NASA Space Explorer App

Live App Full-StackData VizAI
NASA Space Explorer App

About

Context
Personal Project
Independently built · curiosity-driven
My Role
Solo Developer
Full-stack design and development
Stack
React · Node.js / Express
Recharts · Gemini AI · NASA APIs

Why I built this

NASA publishes a remarkable amount of data every day — the Astronomy Picture of the Day, full-disk Earth photographs taken hourly, real-time tracking of asteroids near our planet. All of it is freely available through a public API.

The problem is that raw API data is just JSON. Numbers, coordinates, timestamps. It takes real effort to see what it actually means.

I wanted to build something that removed that friction — where a curious person, not a researcher, could open a browser and understand what’s happening in space today.

What it does

The app pulls from three NASA data streams:

Astronomy Picture of the Day (APOD) — each day’s featured image with its original NASA caption. I added a Gemini AI layer that generates a short, social-ready description of the image — the kind of thing you might actually want to share.

APOD screenshot

Earth Polychromatic Imaging Camera (EPIC) — the DSCOVR satellite photographs the full Earth in color every hour. Pick any date, and the app assembles those images into a short animation. It’s a simple idea, but watching the planet rotate is quietly striking.

APOD 截图

Near Earth Object Web Service (NeoWs) — on any given day, dozens of asteroids pass close to Earth. The app shows their count over time as a line chart, flags potentially hazardous ones, and lets you click into individual objects for detail. The data sounds alarming; visualised properly, it’s reassuring.

NeoWs screenshot

A few things I cared about

Making complexity disappear. High-resolution space images are large. I preloaded all EPIC frames before playback begins — so the animation runs smoothly rather than stuttering mid-loop. Meanwhile, images outside the viewport stay unloaded until you scroll to them, keeping the initial load fast. Each section also has its own loading state, keeping the interface responsive while data fetches in the background.

Staying honest when something breaks. NASA’s APIs occasionally go dark, or return partial data. Rather than crashing or showing nothing, the app isolates each data source independently — if NeoWs data is unavailable, the APOD and EPIC sections keep working. I wanted it to feel stable, not fragile.
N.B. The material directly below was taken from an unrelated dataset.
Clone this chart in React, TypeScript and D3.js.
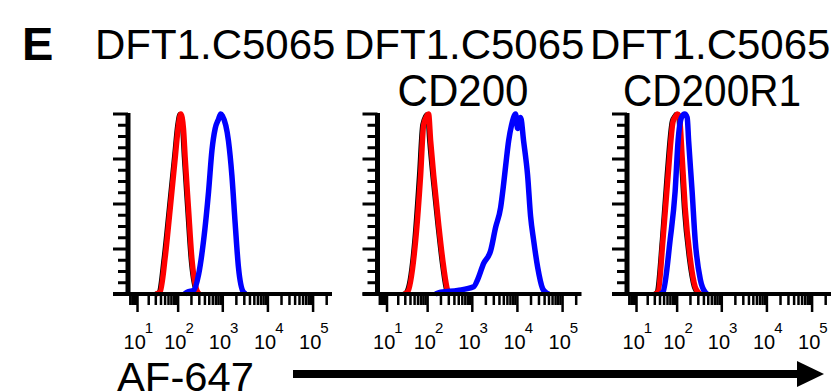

The AI piece. Integrating Gemini wasn’t about automation for its own sake. The idea was that a short, human-sounding caption might be the thing that makes someone pause on an image they’d otherwise scroll past. Whether it works is for the reader to judge.

Stack

React · Node.js / Express · Recharts · Gemini AI · NASA Open APIs

This page focuses on the product and design thinking behind the app. For implementation details — API integration, project structure, and setup — see the GitHub repo.

Reflection

One thing worth reflecting on: for a period of time after this app went live, NASA’s EPIC API went down, taking the entire section with it. I’d put real effort into that module — the image gallery, the date picker, the frame-by-frame animation of the Earth rotating. The code was all there. The data wasn’t.

The API has since recovered, and everything is back online. But the experience taught me something about the real cost of depending on external APIs: you don’t control them. No matter how solid your own code is, one upstream outage is all it takes to leave users staring at a blank screen.

Going forward, I want to explore other space-related data sources and find new ways to render that same sense of scale — the Earth from above, objects drifting through the dark — without tying the experience to a single point of failure.